| Problem description |
Leaving the pictures aside, transcribe every line below exactly.

### Stored data

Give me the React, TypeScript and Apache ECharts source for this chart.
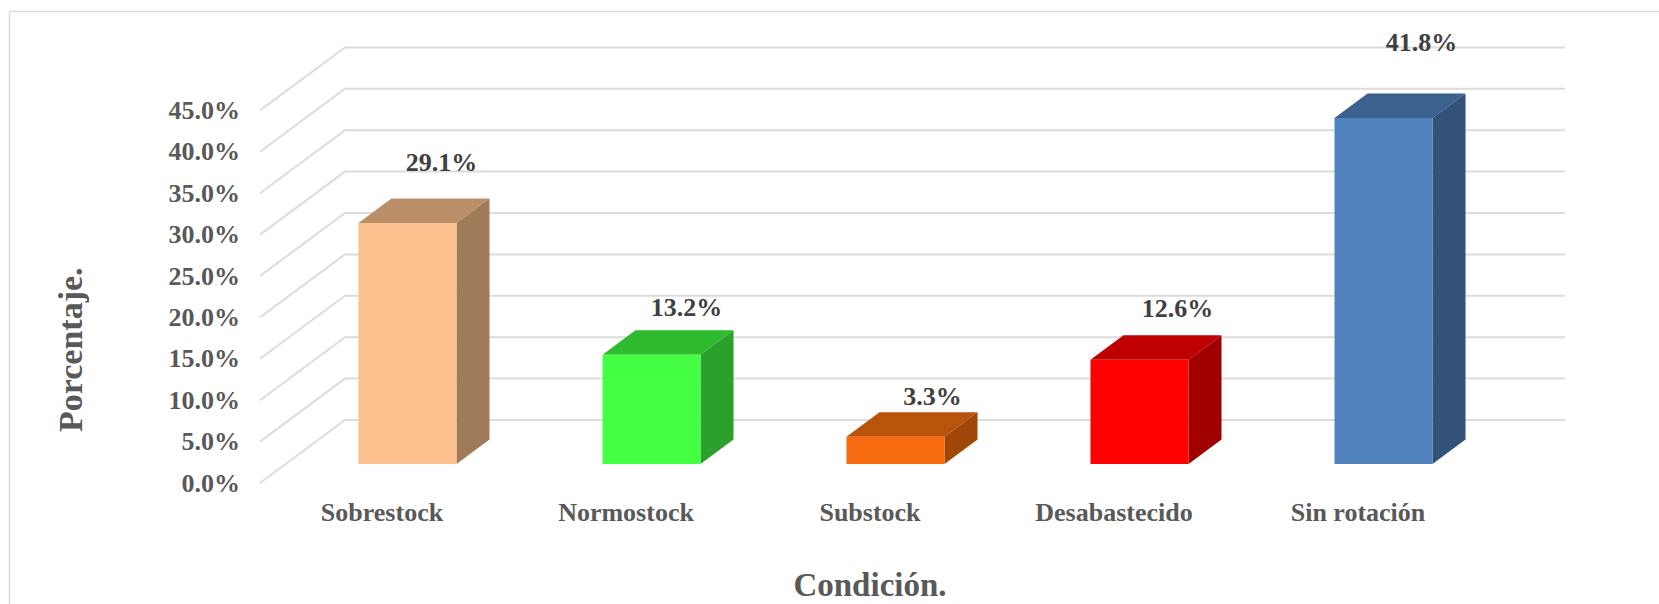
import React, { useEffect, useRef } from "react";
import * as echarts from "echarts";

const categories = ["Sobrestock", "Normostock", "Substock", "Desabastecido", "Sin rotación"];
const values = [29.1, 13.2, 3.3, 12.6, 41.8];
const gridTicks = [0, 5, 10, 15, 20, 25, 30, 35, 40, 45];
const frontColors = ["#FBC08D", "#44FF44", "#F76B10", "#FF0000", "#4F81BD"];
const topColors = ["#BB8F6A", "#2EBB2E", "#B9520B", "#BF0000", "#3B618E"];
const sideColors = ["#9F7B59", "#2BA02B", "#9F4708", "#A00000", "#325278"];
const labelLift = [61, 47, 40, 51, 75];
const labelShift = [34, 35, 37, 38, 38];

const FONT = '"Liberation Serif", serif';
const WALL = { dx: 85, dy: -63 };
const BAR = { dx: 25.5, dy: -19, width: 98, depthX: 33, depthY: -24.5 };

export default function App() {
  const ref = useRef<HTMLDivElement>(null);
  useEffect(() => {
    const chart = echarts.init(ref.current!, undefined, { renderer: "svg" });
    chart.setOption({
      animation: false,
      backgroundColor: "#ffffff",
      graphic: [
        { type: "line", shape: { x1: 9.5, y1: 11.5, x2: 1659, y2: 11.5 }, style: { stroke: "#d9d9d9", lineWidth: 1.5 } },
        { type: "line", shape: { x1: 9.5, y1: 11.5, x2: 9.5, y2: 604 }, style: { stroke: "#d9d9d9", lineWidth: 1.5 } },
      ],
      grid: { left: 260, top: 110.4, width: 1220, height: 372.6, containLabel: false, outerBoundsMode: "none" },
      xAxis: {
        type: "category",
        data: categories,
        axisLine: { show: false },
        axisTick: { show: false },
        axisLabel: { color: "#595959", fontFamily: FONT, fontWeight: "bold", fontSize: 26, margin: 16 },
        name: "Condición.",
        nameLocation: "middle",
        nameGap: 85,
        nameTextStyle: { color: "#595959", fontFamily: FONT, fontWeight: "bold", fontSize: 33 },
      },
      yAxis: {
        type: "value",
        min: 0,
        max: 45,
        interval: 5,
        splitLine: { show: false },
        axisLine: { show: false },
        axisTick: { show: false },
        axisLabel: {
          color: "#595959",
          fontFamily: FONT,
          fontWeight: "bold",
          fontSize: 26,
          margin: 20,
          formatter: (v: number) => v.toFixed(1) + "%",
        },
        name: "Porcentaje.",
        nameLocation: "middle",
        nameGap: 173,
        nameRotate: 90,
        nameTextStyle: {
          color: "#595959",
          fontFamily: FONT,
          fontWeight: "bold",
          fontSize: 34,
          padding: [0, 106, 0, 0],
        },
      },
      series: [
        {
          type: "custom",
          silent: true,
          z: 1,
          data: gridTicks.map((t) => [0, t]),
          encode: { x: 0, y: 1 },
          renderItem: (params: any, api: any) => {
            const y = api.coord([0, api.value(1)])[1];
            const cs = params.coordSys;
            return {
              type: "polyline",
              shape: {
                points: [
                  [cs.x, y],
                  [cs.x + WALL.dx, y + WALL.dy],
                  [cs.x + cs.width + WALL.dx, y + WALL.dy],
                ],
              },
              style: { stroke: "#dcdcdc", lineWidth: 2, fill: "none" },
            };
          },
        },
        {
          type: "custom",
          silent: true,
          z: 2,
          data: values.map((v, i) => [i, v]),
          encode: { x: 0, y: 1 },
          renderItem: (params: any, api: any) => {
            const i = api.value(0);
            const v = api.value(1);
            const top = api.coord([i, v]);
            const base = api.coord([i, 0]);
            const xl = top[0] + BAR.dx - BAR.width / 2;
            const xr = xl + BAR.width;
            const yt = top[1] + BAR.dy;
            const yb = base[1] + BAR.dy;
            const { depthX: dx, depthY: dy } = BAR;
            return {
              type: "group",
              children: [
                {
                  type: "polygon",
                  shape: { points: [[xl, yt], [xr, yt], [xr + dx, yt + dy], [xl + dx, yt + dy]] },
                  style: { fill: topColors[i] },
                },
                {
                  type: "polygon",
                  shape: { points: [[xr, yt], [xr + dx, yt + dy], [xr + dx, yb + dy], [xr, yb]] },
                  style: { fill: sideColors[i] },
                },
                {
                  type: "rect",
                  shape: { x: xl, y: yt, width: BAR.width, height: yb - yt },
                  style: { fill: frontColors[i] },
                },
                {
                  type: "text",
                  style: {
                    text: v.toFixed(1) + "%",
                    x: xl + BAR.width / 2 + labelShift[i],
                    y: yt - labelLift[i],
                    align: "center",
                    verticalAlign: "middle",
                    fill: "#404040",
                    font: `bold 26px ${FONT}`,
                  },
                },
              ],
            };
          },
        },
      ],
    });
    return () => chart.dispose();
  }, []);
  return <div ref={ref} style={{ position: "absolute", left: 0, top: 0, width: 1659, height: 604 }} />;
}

######

| Answer to this exercise |
Give me the React, TypeScript and Apache ECharts source for this chart.
import React, { useEffect, useRef } from "react";
import * as echarts from "echarts";

const categories = ["Sobrestock", "Normostock", "Substock", "Desabastecido", "Sin rotación"];
const values = [29.1, 13.2, 3.3, 12.6, 41.8];
const gridTicks = [0, 5, 10, 15, 20, 25, 30, 35, 40, 45];
const frontColors = ["#FBC08D", "#44FF44", "#F76B10", "#FF0000", "#4F81BD"];
const topColors = ["#BB8F6A", "#2EBB2E", "#B9520B", "#BF0000", "#3B618E"];
const sideColors = ["#9F7B59", "#2BA02B", "#9F4708", "#A00000", "#325278"];
const labelLift = [61, 47, 40, 51, 75];
const labelShift = [34, 35, 37, 38, 38];

const FONT = '"Liberation Serif", serif';
const WALL = { dx: 85, dy: -63 };
const BAR = { dx: 25.5, dy: -19, width: 98, depthX: 33, depthY: -24.5 };

export default function App() {
  const ref = useRef<HTMLDivElement>(null);
  useEffect(() => {
    const chart = echarts.init(ref.current!, undefined, { renderer: "svg" });
    chart.setOption({
      animation: false,
      backgroundColor: "#ffffff",
      graphic: [
        { type: "line", shape: { x1: 9.5, y1: 11.5, x2: 1659, y2: 11.5 }, style: { stroke: "#d9d9d9", lineWidth: 1.5 } },
        { type: "line", shape: { x1: 9.5, y1: 11.5, x2: 9.5, y2: 604 }, style: { stroke: "#d9d9d9", lineWidth: 1.5 } },
      ],
      grid: { left: 260, top: 110.4, width: 1220, height: 372.6, containLabel: false, outerBoundsMode: "none" },
      xAxis: {
        type: "category",
        data: categories,
        axisLine: { show: false },
        axisTick: { show: false },
        axisLabel: { color: "#595959", fontFamily: FONT, fontWeight: "bold", fontSize: 26, margin: 16 },
        name: "Condición.",
        nameLocation: "middle",
        nameGap: 85,
        nameTextStyle: { color: "#595959", fontFamily: FONT, fontWeight: "bold", fontSize: 33 },
      },
      yAxis: {
        type: "value",
        min: 0,
        max: 45,
        interval: 5,
        splitLine: { show: false },
        axisLine: { show: false },
        axisTick: { show: false },
        axisLabel: {
          color: "#595959",
          fontFamily: FONT,
          fontWeight: "bold",
          fontSize: 26,
          margin: 20,
          formatter: (v: number) => v.toFixed(1) + "%",
        },
        name: "Porcentaje.",
        nameLocation: "middle",
        nameGap: 173,
        nameRotate: 90,
        nameTextStyle: {
          color: "#595959",
          fontFamily: FONT,
          fontWeight: "bold",
          fontSize: 34,
          padding: [0, 106, 0, 0],
        },
      },
      series: [
        {
          type: "custom",
          silent: true,
          z: 1,
          data: gridTicks.map((t) => [0, t]),
          encode: { x: 0, y: 1 },
          renderItem: (params: any, api: any) => {
            const y = api.coord([0, api.value(1)])[1];
            const cs = params.coordSys;
            return {
              type: "polyline",
              shape: {
                points: [
                  [cs.x, y],
                  [cs.x + WALL.dx, y + WALL.dy],
                  [cs.x + cs.width + WALL.dx, y + WALL.dy],
                ],
              },
              style: { stroke: "#dcdcdc", lineWidth: 2, fill: "none" },
            };
          },
        },
        {
          type: "custom",
          silent: true,
          z: 2,
          data: values.map((v, i) => [i, v]),
          encode: { x: 0, y: 1 },
          renderItem: (params: any, api: any) => {
            const i = api.value(0);
            const v = api.value(1);
            const top = api.coord([i, v]);
            const base = api.coord([i, 0]);
            const xl = top[0] + BAR.dx - BAR.width / 2;
            const xr = xl + BAR.width;
            const yt = top[1] + BAR.dy;
            const yb = base[1] + BAR.dy;
            const { depthX: dx, depthY: dy } = BAR;
            return {
              type: "group",
              children: [
                {
                  type: "polygon",
                  shape: { points: [[xl, yt], [xr, yt], [xr + dx, yt + dy], [xl + dx, yt + dy]] },
                  style: { fill: topColors[i] },
                },
                {
                  type: "polygon",
                  shape: { points: [[xr, yt], [xr + dx, yt + dy], [xr + dx, yb + dy], [xr, yb]] },
                  style: { fill: sideColors[i] },
                },
                {
                  type: "rect",
                  shape: { x: xl, y: yt, width: BAR.width, height: yb - yt },
                  style: { fill: frontColors[i] },
                },
                {
                  type: "text",
                  style: {
                    text: v.toFixed(1) + "%",
                    x: xl + BAR.width / 2 + labelShift[i],
                    y: yt - labelLift[i],
                    align: "center",
                    verticalAlign: "middle",
                    fill: "#404040",
                    font: `bold 26px ${FONT}`,
                  },
                },
              ],
            };
          },
        },
      ],
    });
    return () => chart.dispose();
  }, []);
  return <div ref={ref} style={{ position: "absolute", left: 0, top: 0, width: 1659, height: 604 }} />;
}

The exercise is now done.